Pada periode 1997–2000, ditemukan fakta baru bahwa penyusutan hutan meningkat menjadi 3,8 juta hektar per tahun. Dua kali lebih cepat ketimbang tahun 1980. Ini menjadikan Indonesia merupakan salah satu tempat dengan tingkat kerusakan hutan tertinggi di dunia. Di Indonesia berdasarkan hasil penafsiran citra landsat tahun 2000 terdapat 101,73 juta hektar hutan dan lahan rusak, di antaranya seluas 59,62 juta hektar berada dalam kawasan hutan (Badan Planologi Dephut, 2003).3 Dan menciptakan potret keadaan hutan Indonesia dari sisi ekologi, ekonomi, dan sosial ternyata semakin buram.

Forest Watch Indonesia bersama Global Forest Watch menyajikan laporan penilaian komprehensif yang pertama mengenai keadaan hutan Indonesia. Laporan ini menyimpulkan bahwa laju deforestasi yang meningkat dua kali lipat utamanya disebabkan suatu sistem politik dan ekonomi yang korup, yang menganggap sumber daya alam, khususnya hutan, sebagai sumber pendapatan yang bisa dieksploitasi untuk kepentingan politik dan keuntungan pribadi. Ketidakstabilan politik yang mengikuti krisis ekonomi pada 1997 dan yang akhirnya me-lengser-kan Presiden Soeharto pada 1998, menyebabkan deforestasi semakin bertambah sampai tingkatan yang terjadi pada saat ini.

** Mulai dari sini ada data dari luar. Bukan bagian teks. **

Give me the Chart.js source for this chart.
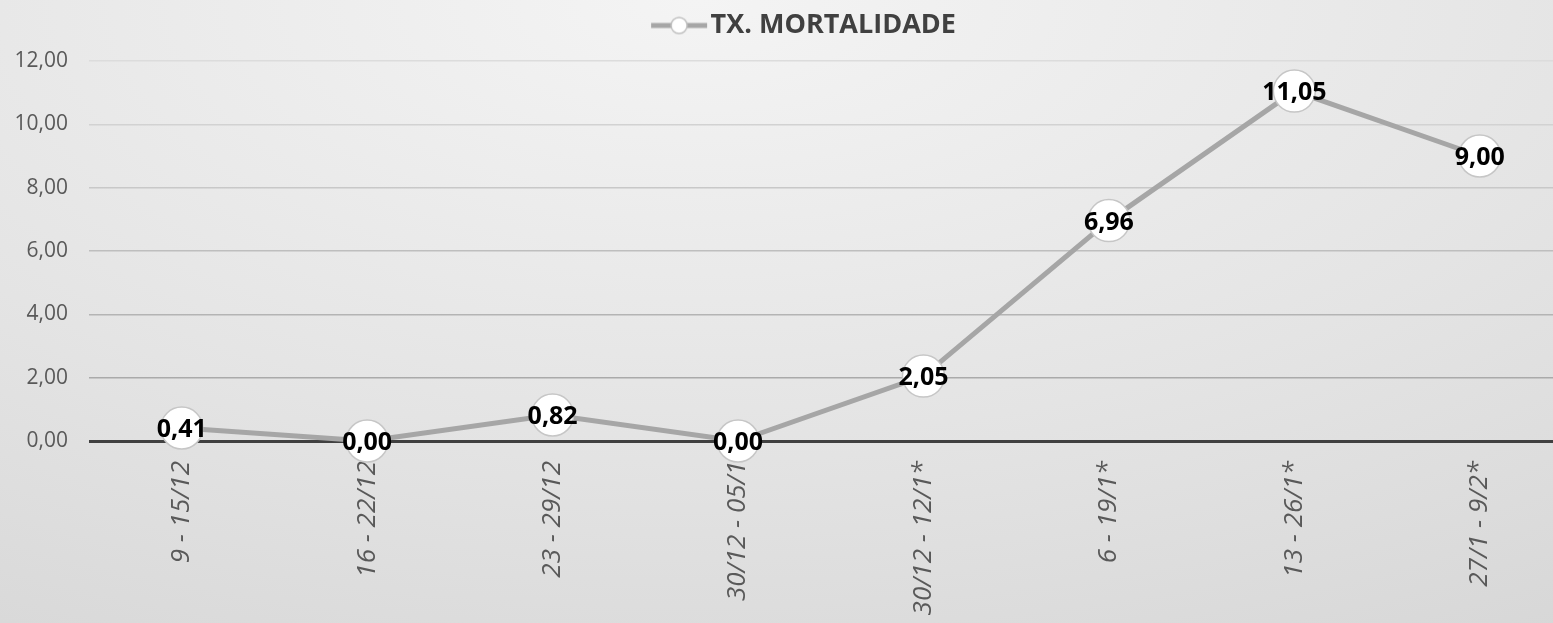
<!DOCTYPE html>
<html>
<head>
<meta charset="utf-8">
<script src="https://cdn.jsdelivr.net/npm/chart.js@4/dist/chart.umd.min.js"></script>
<style>
  html, body { margin: 0; padding: 0; overflow: hidden; }
  body {
    width: 1553px; height: 623px;
    background: radial-gradient(ellipse 120% 140% at 45% 0%, #f4f4f4 0%, #e4e4e4 50%, #d2d2d2 100%);
  }
  #wrap { position: absolute; left: 0; top: 0; width: 1595px; height: 623px; }
</style>
</head>
<body>
<div id="wrap"><canvas id="mortChart"></canvas></div>
<script>
// semanas epidemiológicas
const categories = ["9 - 15/12", "16 - 22/12", "23 - 29/12", "30/12 - 05/1", "30/12 - 12/1*", "6 - 19/1*", "13 - 26/1*", "27/1 - 9/2*"];
const mortalityRate = [0.41, 0.00, 0.82, 0.00, 2.05, 6.96, 11.05, 9.00];
const seriesName = "TX. MORTALIDADE";

const fmt = v => Number(v).toFixed(2).replace(".", ",");

// icone da legenda: linha + circulo (deslocado p/ direita p/ encostar no texto)
const legendIcon = document.createElement("canvas");
legendIcon.width = 80; legendIcon.height = 22;
(() => {
  const c = legendIcon.getContext("2d");
  c.strokeStyle = "#a6a6a6"; c.lineWidth = 5;
  c.beginPath(); c.moveTo(23, 11); c.lineTo(79, 11); c.stroke();
  c.beginPath(); c.arc(51, 11, 8, 0, Math.PI * 2);
  c.fillStyle = "#fff"; c.fill();
  c.strokeStyle = "#bfbfbf"; c.lineWidth = 1.5; c.stroke();
})();

// altura fixa da legenda -> topo da area do grafico
const legendHeight = {
  id: "legendHeight",
  beforeLayout(chart) {
    const lg = chart.legend;
    if (lg && !lg._patched) {
      const fit = lg.fit;
      lg.fit = function () { fit.call(this); this.height = 61; };
      lg._patched = true;
    }
  }
};

const valueLabels = {
  id: "valueLabels",
  afterDatasetsDraw(chart) {
    const ctx = chart.ctx;
    const meta = chart.getDatasetMeta(0);
    ctx.save();
    ctx.font = "bold 25px 'Open Sans'";
    ctx.fillStyle = "#000";
    ctx.textAlign = "center";
    ctx.textBaseline = "middle";
    meta.data.forEach((pt, i) => {
      ctx.fillText(fmt(chart.data.datasets[0].data[i]), pt.x, pt.y + 2);
    });
    ctx.restore();
  }
};

new Chart(document.getElementById("mortChart"), {
  type: "line",
  data: {
    labels: categories,
    datasets: [{
      label: seriesName,
      data: mortalityRate,
      borderColor: "#a6a6a6",
      borderWidth: 5,
      pointRadius: 21,
      pointHoverRadius: 21,
      pointBackgroundColor: "#ffffff",
      pointBorderColor: "#c6c6c6",
      pointBorderWidth: 1.5,
      tension: 0,
      clip: false
    }]
  },
  options: {
    responsive: true,
    maintainAspectRatio: false,
    animation: false,
    layout: { padding: 0 },
    plugins: {
      tooltip: { enabled: false },
      legend: {
        position: "top",
        labels: {
          usePointStyle: true,
          pointStyleWidth: 58,
          padding: 12,
          color: "#404040",
          font: { family: "'Open Sans'", size: 27, weight: "bold" },
          generateLabels: chart => [{
            text: seriesName,
            pointStyle: legendIcon,
            fontColor: "#404040",
            datasetIndex: 0
          }]
        }
      }
    },
    scales: {
      x: {
        offset: true,
        grid: { display: false },
        border: { display: false },
        ticks: {
          autoSkip: false,
          minRotation: 90,
          maxRotation: 90,
          padding: 12,
          color: "#595959",
          font: { family: "'Open Sans'", size: 26, style: "italic" }
        },
        afterFit: s => { s.height = 182; s.paddingLeft = 0; s.paddingRight = 0; }
      },
      y: {
        min: 0,
        max: 12,
        border: { display: false },
        grid: {
          drawTicks: false,
          color: c => c.tick.value === 0 ? "#404040" : `rgb(${Math.round(160 + c.tick.value * 5)},${Math.round(160 + c.tick.value * 5)},${Math.round(160 + c.tick.value * 5)})`,
          lineWidth: c => c.tick.value === 0 ? 3 : 1.5
        },
        ticks: {
          stepSize: 2,
          padding: 21,
          color: "#595959",
          font: { family: "'Open Sans'", size: 21 },
          callback: v => fmt(v)
        },
        afterFit: s => { s.width = 89; s.paddingTop = 0; s.paddingBottom = 0; }
      }
    }
  },
  plugins: [legendHeight, valueLabels]
});
</script>
</body>
</html>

Pengelolaan hutan yang buruk dimulai semenjak Soeharto berkuasa. Konsesi Hak Pengusahaan Hutan yang mencakup lebih dari setengah luas total hutan Indonesia, oleh mantan Presiden Soeharto sebagian besar di antaranya diberikan kepada sanak saudara dan para pendukung politiknya. Kroniisme di sektor kehutanan membuat para pengusaha kehutanan bebas beroperasi tanpa memperhatikan kelestarian produksi jangka panjang.

Ekspansi besar-besaran dalam industri kayu lapis dan industri pulp dan kertas selama 20 tahun terakhir menyebabkan permintaan terhadap bahan baku kayu pada saat ini jauh melebihi pasokan legal. Kesenjangannya mencapai 40 juta meter kubik setiap tahun. Banyak industri pengolahan kayu yang mengakui ketergantungan mereka pada kayu curian, jumlahnya mencapai 65 persen dari pasokan total pada 2000.

Korupsi dan anarki atau ketiadaan hukum semakin berkembang menjadi faktor utama meningkatnya pembalakan ilegal dan penggundulan hutan. Pencurian kayu bahkan marak terjadi di kawasan konservasi, misalnya di Taman Nasional Tanjung Puting di Kalimantan Tengah dan di Taman Nasional Gunung Leuser di Sumatera Utara dan Aceh.

Pembangunan Hutan Tanaman Industri (HTI) dan sistem konversi hutan menjadi perkebunan menyebabkan deforestasi bertambah luas. Banyak pengusaha mengajukan permohonan izin pembangunan HTI dan perkebunan hanya sebagai dalih untuk mendapatkan keuntungan besar dari Izin Pemanfaatan Kayu (kayu IPK) pada areal hutan alam yang dikonversi. Setelah itu mereka tidak melakukan penanaman kembali, yang menyebabkan jutaan hektar lahan menjadi terlantar. Disamping itu, beberapa perusahaan perkebunan dan HTI sering melakukan pembakaran untuk pembersihan lahan, yang merupakan sumber utama bencana kebakaran hutan di Indonesia.

Pembakaran hutan merupakan salah satu ancaman serius terhadap kerusakan hutan Indonesia. Namun demikian, sampai saat ini belum banyak tindakan hukum yang telah diambil oleh pemerintah terhadap para pembakar hutan, meskipun sudah ada peraturan perundangan tentang larangan pembakaran hutan, di antaranya PP No. 4 Tahun 2001.